Click image to enlarge
Figure 1. 4.5V Backup Supply with a 4.22V PFI Threshold
The LTC4040 also includes optional overvoltage protection (OVP) which protects the IC from input voltages greater than 60V with an external FET. Its adjustable input current limit function enables operation from a current limited source while prioritizing system load current over battery charge current. An external disconnect switch isolates the primary input supply from the system during backup. The LTC4040’s 2.5A battery charger provides eight selectable charge voltages optimized for Li-Ion and LiFePO4 batteries. The device also includes input current monitoring, an input power loss indicator and a system power loss indicator.

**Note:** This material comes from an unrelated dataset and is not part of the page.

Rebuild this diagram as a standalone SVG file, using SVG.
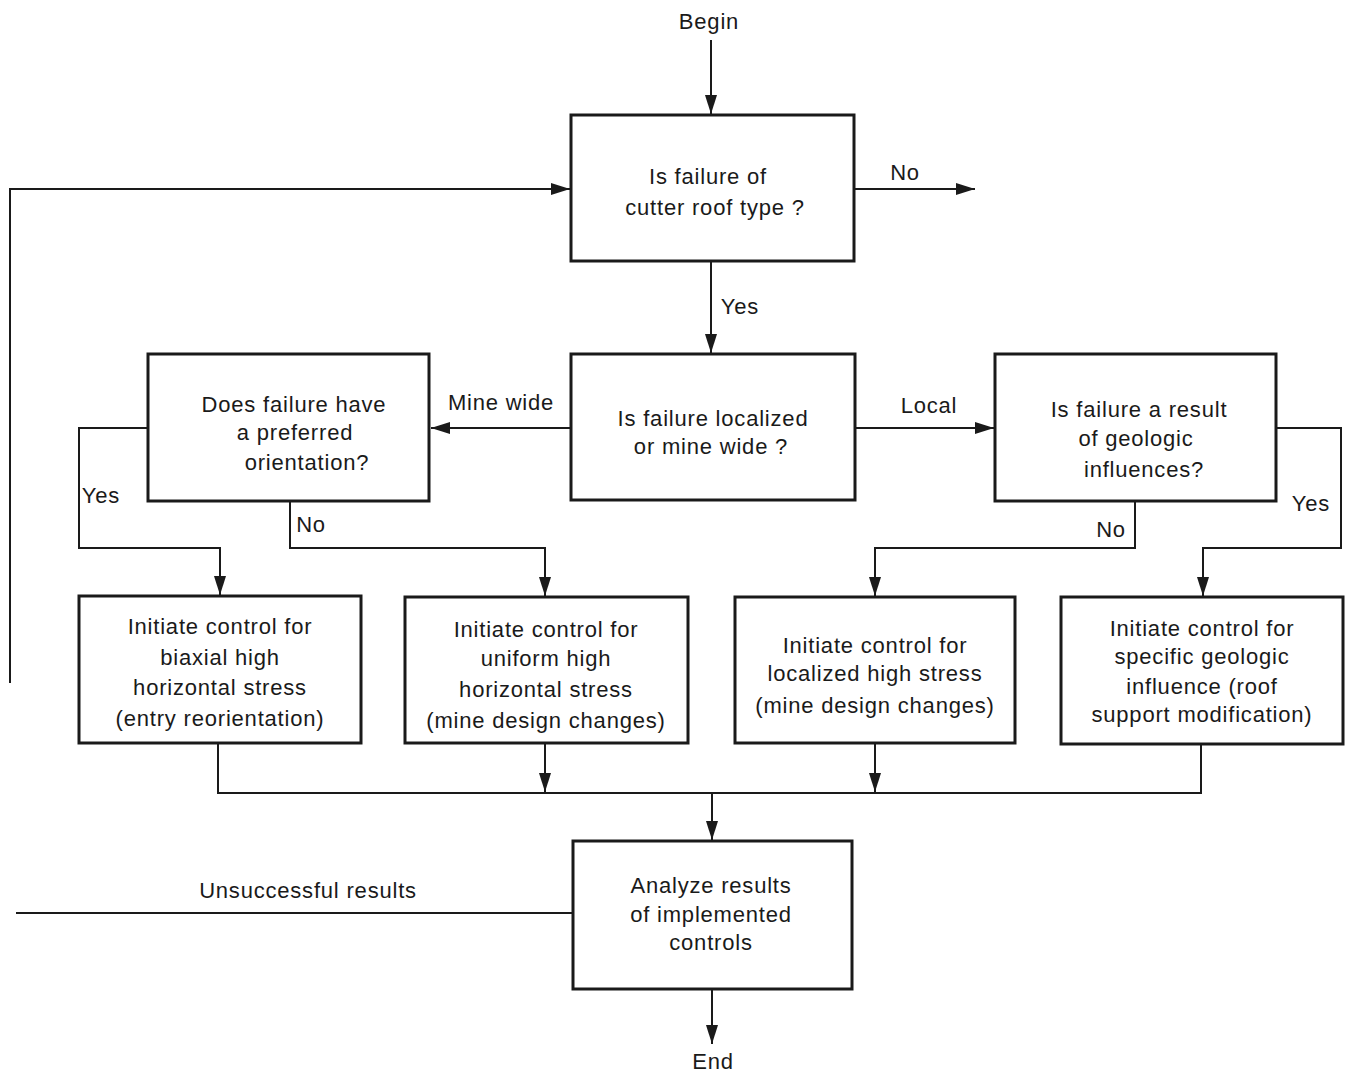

Whenever a design requires a system to be always available even if the primary power source should fail, it is always a good idea to have a backup power source. Fortunately, there are many IC options, just like the LTC4040, that can allow an easy backup power supply, whether that storage medium is a supercapacitor, an electrolytic capacitor or even a battery. Clearly, in the case of an eCall system in an automotive environment; having it functional if an accident occurs where the main battery is disconnected can be a life-saver. So make sure you have a good backup plan for your eCall users.